Comment faire alors qu’une brigade classique assure toutes les missions (police de la route, police judiciaire, police administrative…), ainsi que toutes les charges administratives liées au fonctionnement? « L’idée serait de retirer toutes ces missions, ou une grande partie, à certaines brigades pour leur donner du temps, explique le général Richard Lizurey. Tout ce qui consomme du temps à la caserne a vocation soit à ne plus être fait soit à être fait par quelqu’un d’autre, une unité spécialisée comme une unité de recherche pour la PJ, une unité motorisée pour la sécurité routière… »
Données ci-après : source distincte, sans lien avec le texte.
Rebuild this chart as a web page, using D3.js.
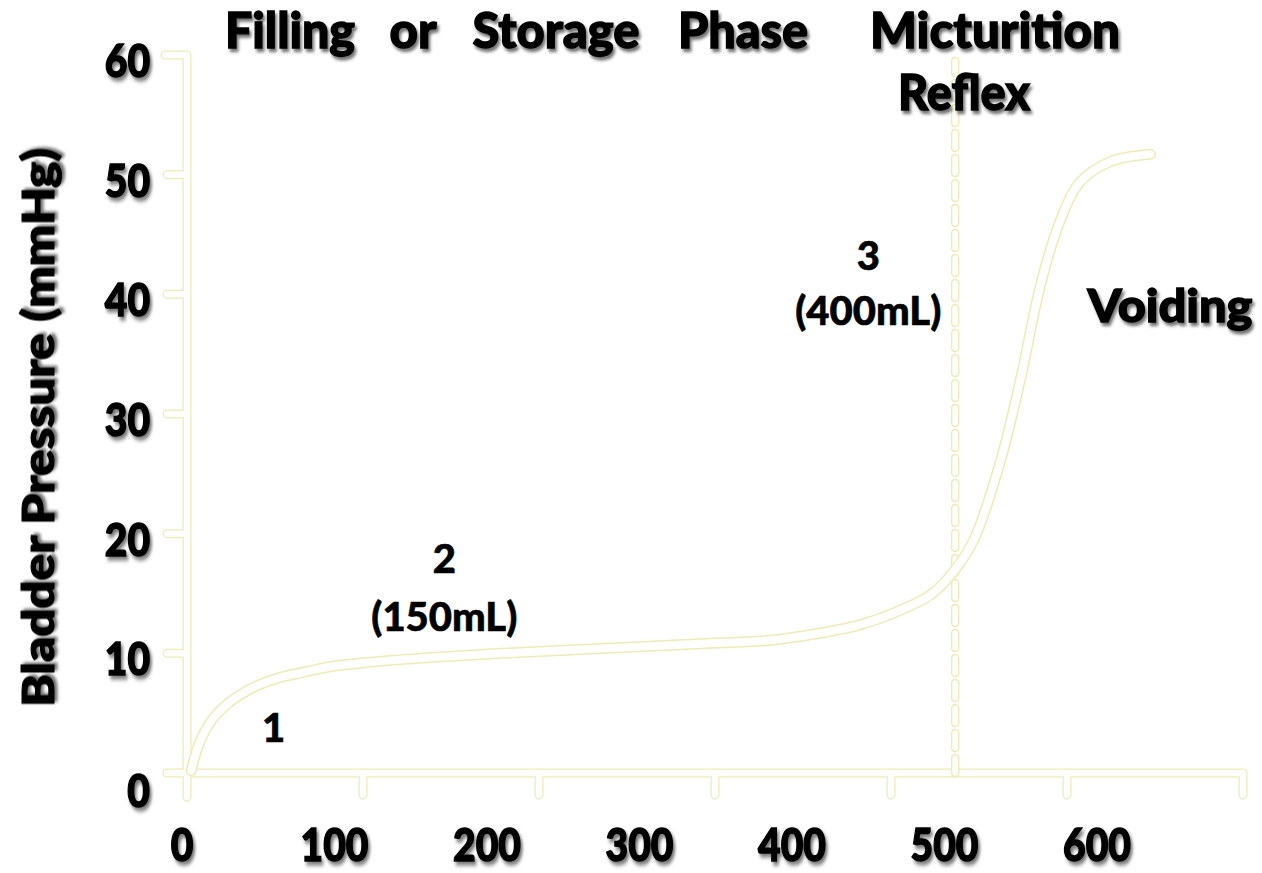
<!DOCTYPE html>
<html><head><meta charset="utf-8">
<script src="https://cdn.jsdelivr.net/npm/d3@7"></script>
<style>html,body{margin:0;padding:0;background:#fff;}svg{display:block;font-family:Lato,"Open Sans",sans-serif;font-weight:900;}</style>
</head><body>
<svg id="c" width="1262" height="873"></svg>
<script>
// ---- data ----
const volume = [6, 9, 13, 20, 30, 46, 62, 79, 98, 118, 157, 209, 275, 340, 386, 419, 445, 471, 491, 507, 520, 537, 550, 563, 576, 589, 609, 635];
const pressure = [0.2, 1.6, 3.0, 4.5, 5.8, 7.1, 7.9, 8.4, 8.9, 9.2, 9.6, 10.0, 10.4, 10.8, 11.1, 11.7, 12.4, 13.6, 14.9, 17.0, 19.7, 26.2, 33.0, 40.8, 46.2, 49.4, 51.1, 51.7];
const xTickLabels = [0, 100, 200, 300, 400, 500, 600];
const yTickLabels = [0, 10, 20, 30, 40, 50, 60];
const frameTicks = [0, 1, 2, 3, 4, 5, 6];
const reflexVolume = 507;
const titleWords = ["Filling", "or", "Storage", "Phase", "Micturition", "Reflex"];
const annotations = [
  {text: "1", v: 60, p: 2.6},
  {text: "2", v: 172, p: 16.7},
  {text: "(150mL)", v: 172, p: 11.9},
  {text: "3", v: 450, p: 42.0},
  {text: "(400mL)", v: 450, p: 37.4}
];
const yTitle = "Bladder Pressure (mmHg)";
const voidingLabel = "Voiding";

// ---- layout ----
const svg = d3.select("#c");
const x = d3.scaleLinear().domain([0, 600]).range([182, 1097]);
const y = d3.scaleLinear().domain([0, 60]).range([773, 55]);
const fx = d3.scaleLinear().domain([0, 6]).range([187, 1243]);   // decorative axis frame
const YEL = "#eeebb6";

const defs = svg.append("defs");
const f = defs.append("filter").attr("id", "sh").attr("x", "-20%").attr("y", "-20%").attr("width", "140%").attr("height", "160%");
f.append("feDropShadow").attr("dx", 2).attr("dy", 3).attr("stdDeviation", 1.6).attr("flood-color", "#000").attr("flood-opacity", 0.55);

function outlined(g, d, wOuter, wInner, dash) {
  const a = g.append("path").attr("d", d).attr("fill", "none").attr("stroke", YEL)
    .attr("stroke-width", wOuter).attr("stroke-linecap", "round").attr("stroke-linejoin", "round");
  const b = g.append("path").attr("d", d).attr("fill", "none").attr("stroke", "#fff")
    .attr("stroke-width", wInner).attr("stroke-linecap", "round").attr("stroke-linejoin", "round");
  if (dash) { a.attr("stroke-dasharray", dash); b.attr("stroke-dasharray", dash); }
}

// frame (axes) drawn as pale outlined strokes
const frame = svg.append("g");
const y0 = y(0), yTop = y(60);
let fd = "";
fd += `M${fx(0)},${y0 + 24} L${fx(0)},${yTop} L${fx(0) - 22},${yTop} `;
yTickLabels.slice(0, -1).forEach(v => { fd += `M${fx(0)},${y(v)} L${fx(0) - 20},${y(v)} `; });
fd += `M${fx(0)},${y0} L${fx(6)},${y0} L${fx(6)},${y0 + 22} `;
frameTicks.slice(1, -1).forEach(t => { fd += `M${fx(t)},${y0} L${fx(t)},${y0 + 22} `; });
outlined(frame, fd, 9, 6.5);

// dashed reflex line
outlined(svg.append("g"), `M${x(reflexVolume)},${y0} L${x(reflexVolume)},${y(59.5)}`, 8.5, 5.5, "15,10");

// curve
const line = d3.line().x(i => x(volume[i])).y(i => y(pressure[i])).curve(d3.curveCatmullRom.alpha(0.5));
outlined(svg.append("g"), line(d3.range(volume.length)), 11, 8);

// text helper
function txt(t, cx, cy, size, opts = {}) {
  const e = svg.append("text").text(t)
    .attr("transform", `translate(${cx},${cy})${opts.rot ? ` rotate(${opts.rot})` : ""} scale(1,${opts.sy || 1})`)
    .attr("text-anchor", opts.anchor || "middle").attr("font-size", size).attr("fill", "#000")
    .attr("stroke", "#000").attr("stroke-width", opts.sw == null ? 1.2 : opts.sw);
  if (opts.len) e.attr("textLength", opts.len).attr("lengthAdjust", "spacingAndGlyphs");
  if (opts.shadow) e.attr("filter", "url(#sh)");
  return e;
}

// title words
const titlePos = [[290, 48, 130], [413, 48, 47], [556, 48, 167], [743, 48, 130], [995, 48, 250], [964, 110, 132]];
titleWords.forEach((w, i) => txt(w, titlePos[i][0], titlePos[i][1], 44, {len: titlePos[i][2], sy: 1.12, shadow: true}));

// tick labels
xTickLabels.forEach(v => txt(String(v), x(v), 861, 39, {sy: 1.17, shadow: true}));
yTickLabels.forEach(v => txt(String(v), 150, y(v) + 22 + (v === 0 ? 12 : 0), 39, {anchor: "end", sy: 1.17, shadow: true}));

// axis title
txt(yTitle, 54, (148 + 707) / 2, 44, {rot: -90, len: 559, shadow: true});

// annotations
annotations.forEach(a => txt(a.text, x(a.v), y(a.p), 40, {sw: 0.6}));
txt(voidingLabel, 1170, 322, 42, {len: 165, sy: 1.1, shadow: true});
</script>
</body></html>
L’objectif est que les gendarmes de ces unités n’aient d’autre mission que le contact avec la population et les élus, sans travail de nuit qui implique des récupérations ni déplacements au chef-lieu de communauté qui prennent du temps. « Nous expérimenterons le concept ici et là pour voir si c’est, tout d’abord, réalisable et, ensuite, efficace », fait-il valoir.

Et la gendarmerie mobile?

L’instruction provisoire sur le temps de travail s’applique également à la gendarmerie mobile. La directive européenne précise que, lorsque les personnels ne sont pas employés mais en alerte au cantonnement pendant onze heures, le contrat est rempli. Paradoxalement, donc, la gendarmerie mobile respecte davantage la directive – à 95 % – que ne le fait la gendarmerie départementale. Les 5 % restants sont liés à des contextes particuliers de violences ou d’activité importante : les récupérations sont alors cumulées et données à la fin.

Il existe un cas particulier pour les déplacements en outre-mer puisque le texte considère que dans l’avion les personnels ne sont pas en repos physiologique mais en temps de travail ; aussi, quand ils se rendent en Nouvelle-Calédonie, par exemple, ils ont droit à une journée de repos à leur arrivée, de même qu’à leur retour.